When the days grow shorter, the weather colder, and trees begin to change the color of their leaves; once I let go of the feeling that summer was not nearly long enough, I begin to revel in the beauty of the season. I begin to think of winter meals.

The onset of colder weather starts me thinking of hearty recipes that taste so good in winter. I like to prepare pork roasts, lamb or beef stew, chicken soup and other filling, comfort-providing foods.

A hearty pot of beef stew is my favorite dish for weekday winter meals.


2 pounds beef stew meat (chuck roast is a good cut to use),
buy it precut, have the butcher cube it for you or cube it yourself

1½ pounds red potatoes, rinsed, peeled and cut into quarters or eighths depending on size or

1½ pounds of baby Yukon gold potatoes - rinsed and halved

1 pound of baby peeled carrots

2 large cans of whole tomatoes, or
an equivalent amount of fresh tomatoes

2 medium onions cut in half and thinly sliced

2 hand-fulls of fresh green beans, rinsed and trimmed

1 clove garlic

Dash of allspice or ground cloves.

1 Tbs. Worcestershire sauce

2 to 3 dried bay leaves

Salt and pepper to taste

This recipe takes a little time.
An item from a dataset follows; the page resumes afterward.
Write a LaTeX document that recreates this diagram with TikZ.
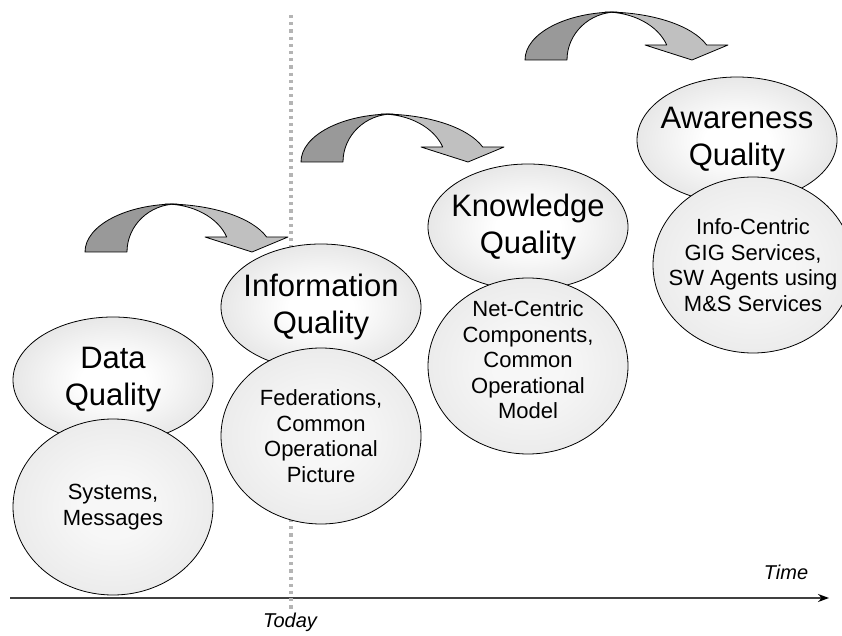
\documentclass[tikz,border=0pt]{standalone}
\usepackage{fontspec}
\setmainfont{Liberation Sans}
\usetikzlibrary{arrows.meta,shapes.geometric}
\usepackage{xcolor}
\definecolor{qualityedge}{HTML}{9C9C9C}
\definecolor{layeredge}{HTML}{C2C2C2}
\definecolor{arrowback}{HTML}{999999}
\definecolor{arrowfront}{HTML}{C0C0C0}
\definecolor{todaygrey}{HTML}{B4B4B4}
\definecolor{axisgrey}{HTML}{404040}
\pgfdeclareradialshading{qualityshade}{\pgfpoint{0bp}{0bp}}{color(0bp)=(white); color(8bp)=(white); color(28bp)=(white!72!qualityedge); color(50bp)=(qualityedge); color(72bp)=(qualityedge)}
\pgfdeclareradialshading{layershade}{\pgfpoint{0bp}{0bp}}{color(0bp)=(white!97!black); color(8bp)=(white!97!black); color(28bp)=(white!65!layeredge); color(50bp)=(layeredge); color(72bp)=(layeredge)}
% bent block arrow, origin at the outer foot
\newcommand{\bentarrow}[2]{%
  \begin{scope}[shift={(#1,#2)}]
    \filldraw[arrowpiece,fill=arrowback] (0,0) arc[start angle=180,end angle=90,x radius=92,y radius=48]
      arc[start angle=90,end angle=180,x radius=50,y radius=48] -- cycle;
    \filldraw[arrowpiece,fill=arrowfront] (80,48) arc[start angle=90,end angle=18.21,x radius=107,y radius=48]
      -- (203,15) -- (167,0) -- (120,15) -- (141.7,15)
      arc[start angle=18.21,end angle=90,x radius=65,y radius=48] -- cycle;
  \end{scope}}

\begin{document}
\begin{tikzpicture}[x=1pt,y=1pt,
  arrowpiece/.style={draw=black,line width=0.8pt,line join=round},
  qualityball/.style={ellipse,draw=black,line width=0.8pt,shading=qualityshade,minimum width=200pt,minimum height=126pt,inner sep=0pt},
  layerball/.style={ellipse,draw=black,line width=0.8pt,shading=layershade,minimum width=200pt,minimum height=176pt,inner sep=0pt},
  qualitytext/.style={align=center,inner sep=0pt,font=\fontsize{31}{37}\selectfont},
  layertext/.style={align=center,inner sep=0pt,font=\fontsize{22}{25.5}\selectfont},
  timelabel/.style={inner sep=0pt,font=\fontsize{20}{24}\selectfont\itshape}]
  \useasboundingbox (0,0) rectangle (842,635);
  % Time axis
  \coordinate (axisstart) at (10,37);
  \coordinate (axisend) at (829,37);
  \draw[axisgrey,line width=1.3pt,-{Stealth[length=11pt,width=8pt,black]}] (axisstart) -- (axisend);
  \node[timelabel] (timeL) at (786,63) {Time};
  % Today line
  \coordinate (todaytop) at (291,620);
  \coordinate (todaybot) at (291,23);
  \draw[todaygrey,line width=3.2pt,dash pattern=on 3.2pt off 4pt] (todaytop) -- (todaybot);
  \node[timelabel] (todayL) at (290,13) {Today};
  % Arrows
  \bentarrow{85}{383}
  \bentarrow{301}{473}
  \bentarrow{525}{575}
  % Data
  \node[qualityball] (dataQ) at (113,255) {};
  \node[qualitytext] (dataQt) at (dataQ) {Data\\Quality};
  \node[layerball] (dataL) at (113,128) {};
  \node[layertext] (dataLt) at (dataL) {Systems,\\Messages};
  % Information
  \node[qualityball] (infoQ) at (321,328) {};
  \node[qualitytext] (infoQt) at (infoQ) {Information\\Quality};
  \node[layerball] (infoL) at (321,199) {};
  \node[layertext] (infoLt) at (infoL) {Federations,\\Common\\Operational\\Picture};
  % Knowledge
  \node[qualityball] (knowQ) at (528,408) {};
  \node[qualitytext] (knowQt) at (knowQ) {Knowledge\\Quality};
  \node[layerball] (knowL) at (528,269) {};
  \node[layertext] (knowLt) at ([yshift=6pt]knowL.center) {Net-Centric\\Components,\\Common\\Operational\\Model};
  % Awareness
  \node[qualityball] (awareQ) at (737,495) {};
  \node[qualitytext] (awareQt) at (awareQ) {Awareness\\Quality};
  \node[layerball] (awareL) at (753,370) {};
  \node[layertext] (awareLt) at (awareL) {Info-Centric\\GIG Services,\\SW Agents using\\M\&S Services};
\end{tikzpicture}
\end{document}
The ingredients need to simmer for some time to become tender and the flavors of the ingredients need to meld.

Coat the meat in a half-cup of flour seasoned with a little salt and pepper (I usually put the flour and seasoning in a clean, new, brown paper bag), add the meat and shake.

Sear the cubed meat in a small amount of cooking oil just until brown.
Add the potatoes, chopped onion clove of garlic, Worcestershire sauce, seasonings and 1 cup of water or broth. Cook over medium heat for 30 minutes. Add the fresh vegetables except the tomatoes and beans and cook for 30 minutes, add the green beans and cook for 30 minutes, add the fresh tomatoes if you are using them and cook an additional 30 minutes. If you are using canned tomatoes, add at the end of the cooking process and allow a few minutes for them to heat through. The stew is ready when the meat and vegetables are fork tender.

Remove the bay leaves and garlic clove before serving.

This stew will stay fresh in your fridge for one week; the taste improves with age, or divide it into family size portions and freeze until needed. Defrost and heat gently.

It is a nutritious meal and tastes wonderful. Serve it with warm bread.